Success doesn’t know geography
Published 8:45 pm Tuesday, July 28, 2009
I had the good fortune of meeting two people from our area who serve as role models for others.
Both are women, and both grew up here in our county. Both had the good fortune to go on to college, to pursue their dreams and make them reality.
Alyce Manley Spruell grew up here in Demopolis. A 1976 graduate of Demopolis High School, she went on to get her law degree, open her own firm and is the first female president-elect of the Alabama Bar Association, which will make her the first female president of that organization in its 87-year history.
Angela Cox-Williams grew up in Faunsdale and graduated from A.L. Johnson High School in 1981. She loved to write, spending a lot of her youth writing poetry that was appreciated by her classmates and teachers.
She has since published two books — a book of her poetry and a children’s educational book — and is working on her first full-length novel.
They are both shining examples that success doesn’t know geography. It doesn’t find people who live only in the big cities or go to the schools that have everything and provide opportunities hand-over-fist.
These schools that these ladies attended are good schools, though, and did provide them the opportunity to formulate their dreams and get a good enough grasp on them to make them a reality.

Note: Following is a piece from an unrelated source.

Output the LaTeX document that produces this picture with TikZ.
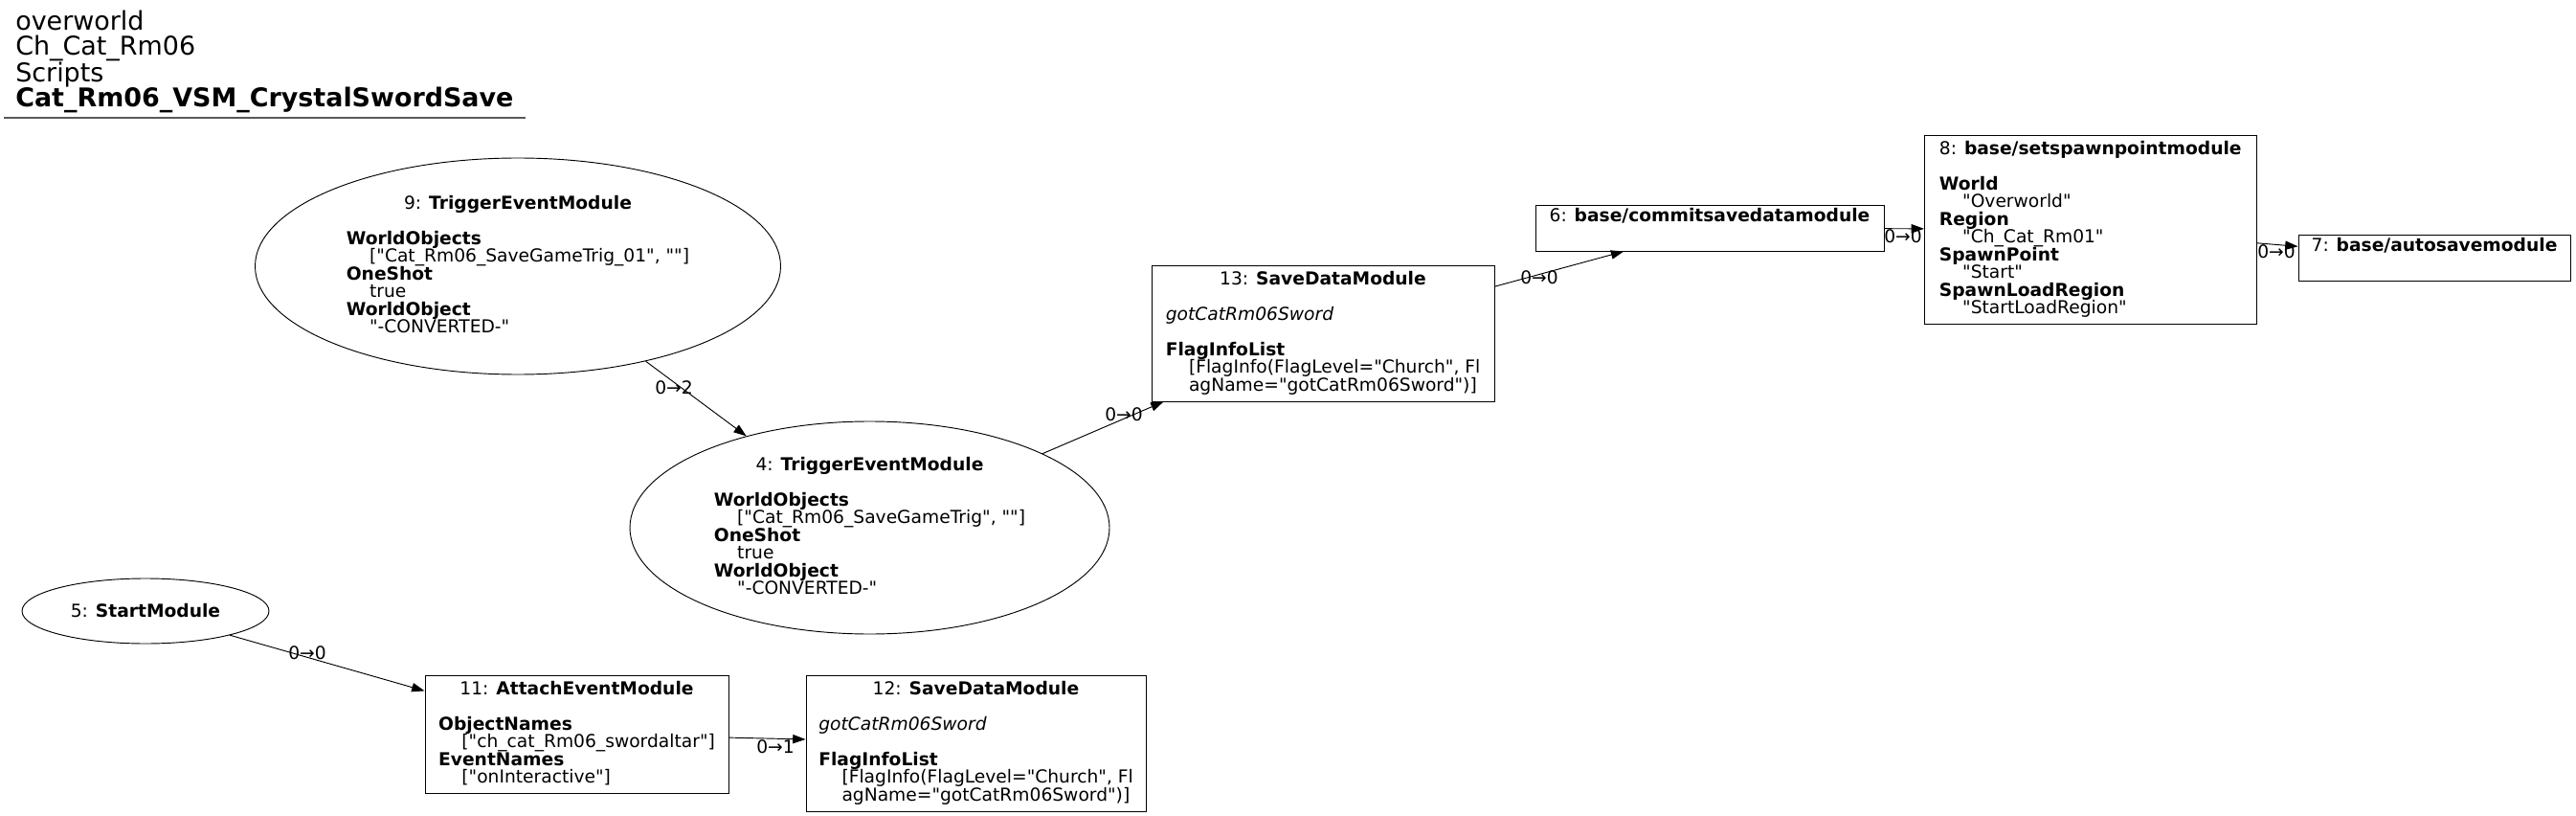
\documentclass[tikz,border=0pt]{standalone}
\usepackage{fontspec}
\setmainfont{DejaVu Sans}[Ligatures=TeXOff]
\usetikzlibrary{shapes.geometric,arrows.meta}

\begin{document}
\begin{tikzpicture}[x=0.75pt,y=-0.75pt,
	font={\fontsize{14}{13.8}\selectfont\setbox\strutbox\hbox{\vrule height10.7pt depth3.1pt width0pt}},
	ellmod/.style={draw,ellipse,line width=0.7pt,inner sep=0pt},
	boxmod/.style={draw,rectangle,line width=0.7pt,inner sep=2pt},
	link/.style={-{Triangle[length=10pt,width=7pt]},line width=0.7pt},
	linklbl/.style={inner sep=0pt}]
	\useasboundingbox (0,0) rectangle (2691,852);
	\node[align=left,anchor=north west,inner sep=0pt,font=\fontsize{20.2}{19.7}\selectfont] (title) at (16,10.5) {overworld\\Ch\_Cat\_Rm06\\Scripts\\\textbf{Cat\_Rm06\_VSM\_CrystalSwordSave}};
	\draw[line width=1.2pt,black!65] (4,123) -- (549,123);
	\node[ellmod,minimum width=411.75pt,minimum height=169.5pt] (n9) at (541,278) {\begin{tabular}{@{}l@{}}\multicolumn{1}{@{}c@{}}{9: \textbf{TriggerEventModule}}\\ \\ \textbf{WorldObjects}\\ \hspace*{1.3em}{[}"Cat\_Rm06\_SaveGameTrig\_01", ""{]}\\ \textbf{OneShot}\\ \hspace*{1.3em}true\\ \textbf{WorldObject}\\ \hspace*{1.3em}"-CONVERTED-"\end{tabular}};
	\node[ellmod,minimum width=375.75pt,minimum height=166.5pt] (n4) at (908.5,551) {\begin{tabular}{@{}l@{}}\multicolumn{1}{@{}c@{}}{4: \textbf{TriggerEventModule}}\\ \\ \textbf{WorldObjects}\\ \hspace*{1.3em}{[}"Cat\_Rm06\_SaveGameTrig", ""{]}\\ \textbf{OneShot}\\ \hspace*{1.3em}true\\ \textbf{WorldObject}\\ \hspace*{1.3em}"-CONVERTED-"\end{tabular}};
	\node[ellmod,minimum width=193.5pt,minimum height=51pt] (n5) at (152,638) {5: \textbf{StartModule}};
	\node[boxmod,minimum width=237.75pt,minimum height=92.25pt] (n11) at (602.5,766.5) {\begin{tabular}{@{}l@{}}\multicolumn{1}{@{}c@{}}{11: \textbf{AttachEventModule}}\\ \\ \textbf{ObjectNames}\\ \hspace*{1.3em}{[}"ch\_cat\_Rm06\_swordaltar"{]}\\ \textbf{EventNames}\\ \hspace*{1.3em}{[}"onInteractive"{]}\end{tabular}};
	\node[boxmod,minimum width=266.25pt,minimum height=106.5pt] (n12) at (1019.5,776) {\begin{tabular}{@{}l@{}}\multicolumn{1}{@{}c@{}}{12: \textbf{SaveDataModule}}\\ \\ \textit{gotCatRm06Sword}\\ \\ \textbf{FlagInfoList}\\ \hspace*{1.3em}{[}FlagInfo(FlagLevel="Church", Fl\\ \hspace*{1.3em}agName="gotCatRm06Sword"){]}\end{tabular}};
	\node[boxmod,minimum width=268.5pt,minimum height=106.5pt] (n13) at (1382,348) {\begin{tabular}{@{}l@{}}\multicolumn{1}{@{}c@{}}{13: \textbf{SaveDataModule}}\\ \\ \textit{gotCatRm06Sword}\\ \\ \textbf{FlagInfoList}\\ \hspace*{1.3em}{[}FlagInfo(FlagLevel="Church", Fl\\ \hspace*{1.3em}agName="gotCatRm06Sword"){]}\end{tabular}};
	\node[boxmod,minimum width=273pt,minimum height=36pt] (n6) at (1786,238) {\begin{tabular}{@{}l@{}}6: \textbf{base/commitsavedatamodule}\\[4pt] \\\end{tabular}};
	\node[boxmod,minimum width=260pt,minimum height=147.75pt] (n8) at (2183.75,239.5) {\begin{tabular}{@{}l@{}}\multicolumn{1}{@{}c@{}}{8: \textbf{base/setspawnpointmodule}}\\ \\ \textbf{World}\\ \hspace*{1.3em}"Overworld"\\ \textbf{Region}\\ \hspace*{1.3em}"Ch\_Cat\_Rm01"\\ \textbf{SpawnPoint}\\ \hspace*{1.3em}"Start"\\ \textbf{SpawnLoadRegion}\\ \hspace*{1.3em}"StartLoadRegion"\end{tabular}};
	\node[boxmod,minimum width=213pt,minimum height=36pt] (n7) at (2543,269) {\begin{tabular}{@{}l@{}}7: \textbf{base/autosavemodule}\\[4pt] \\\end{tabular}};
	\draw[link] (n9) -- (n4);
	\draw[link] (n4) -- (n13);
	\draw[link] (n13) -- (n6);
	\draw[link] (n6) -- (n8);
	\draw[link] (n8) -- (n7);
	\draw[link] (n5) -- (n11);
	\draw[link] (n11) -- (n12);
	\node[linklbl] (l94) at (704,405) {0→2};
	\node[linklbl] (l413) at (1174,433) {0→0};
	\node[linklbl] (l136) at (1608,290) {0→0};
	\node[linklbl] (l68) at (1988,247) {0→0};
	\node[linklbl] (l87) at (2378,263) {0→0};
	\node[linklbl] (l511) at (321,682) {0→0};
	\node[linklbl] (l1112) at (810,780) {0→1};

\end{tikzpicture}
\end{document}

As our own students return to school in a couple of weeks, I can’t say enough that they should not think that they are low on the list of success stories.
It doesn’t matter if you grow up in rural Alabama or midtown Manhattan. The ability, the talent, the dream and the success are always built inside of you.
Don’t ever think that you are less than what you really are, and don’t let others tell you that, either. Success doesn’t choose where it finds people; it may be living inside you today.